The entire direction and aim of the economy has to be changed so that the needs and concerns of the people and society itself are put at the centre. As it stands, those in control even deny that a society exists and that they as the ruling elite have a duty to uphold its interests, not those of the rich minority.
Denial of the rights of Canadians, by not guaranteeing them in practice, means that the cartel parties in power have lost the moral authority to govern. Any political or economic force in positions of power that attempts to deny the rights of Canadians must be removed. And one thing people have learned from direct experience: workers cannot depend on the gods of plague for solutions, they have to organize themselves and fight to bring the new into being.
Renewal Update: Speak to us about some of the fights workers are waging on the front of pensions.
Peggy Askin: Since 2016 pensioners who work under the Canada Labour Code and federal regulations have combined forces to defend their right to retirement security and to demand the withdrawal of Bill C-27. Workers in the federal public service, post office, airlines, railways, and telecommunications are all affected by this anti-pension bill put forward by the Liberals. This bill threatens to replace federal public sector defined-benefit pensions with “target benefit” pensions, a form of defined-contribution pension resulting in the loss of secured pension benefits
To the credit of retirees and their unions, a strong momentum against Bill C-27 has been built. The campaign included protests in Ottawa and Toronto, petitions and postcard campaigns attracting thousands of signatures, lobbying and meeting with MPs. Importantly, the stark truth was raised in the court of public opinion that the Liberal Minister of Finance Bill Morneau would directly benefit from the change, as the company he used to run and own shares in called Morneau Sheppell, advocates for and manages defined-contribution pensions.
Despite the government’s denial that there was a conflict of interest, the situation was untenable and the bill was stopped at second reading and died on the order paper when the election was called.
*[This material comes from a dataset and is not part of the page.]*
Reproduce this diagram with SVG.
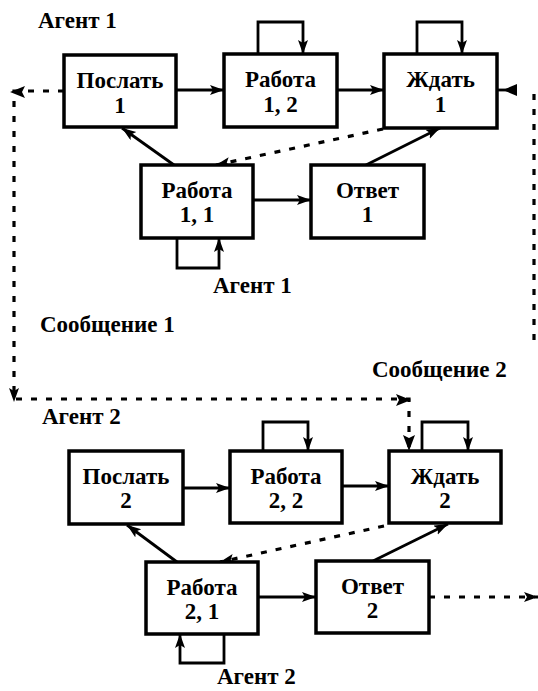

It shows that the essence of the matter only comes to light when people fight for what is right, which is for the claims they are entitled to make on society. Only when the struggle is taken up in earnest does it win support and gain momentum. This is why it is so important to smash the silence on the struggles the workers are waging on all fronts. Retirees and their organizations must remain vigilant against the reintroduction of any legislation that puts retirement security at risk, no matter which cartel party comes to power.
Another example is the fight of many active and retired workers to defend the pensions they have. Hamilton Steelworkers, represented by Local 1005 USW, organized a crucial and tenacious fight to defend the pensions they have and fight for retirement security for the coming generation of workers. Their collective efforts made sure that U.S. Steel could not use the Companies’ Creditors Arrangements (bankruptcy protection) Act (CCAA) to deprive them of their pensions. But of course, the courts rule in favour of companies that claim they are bankrupt all the time. Sears is a notorious example. The CCAA insolvency law allows big corporations to declare bankruptcy and then rob workers of their pensions. It remains on the books and is used to steal workers’ pensions irrespective of which cartel party holds power.
The workers’ fight has been waged under the banner of slogans such as Defend the Pensions We Have! Fight for Pensions for All! The Pension Fight Must be Won! Hands off Pensions and Benefits! Uphold the Dignity of Labour!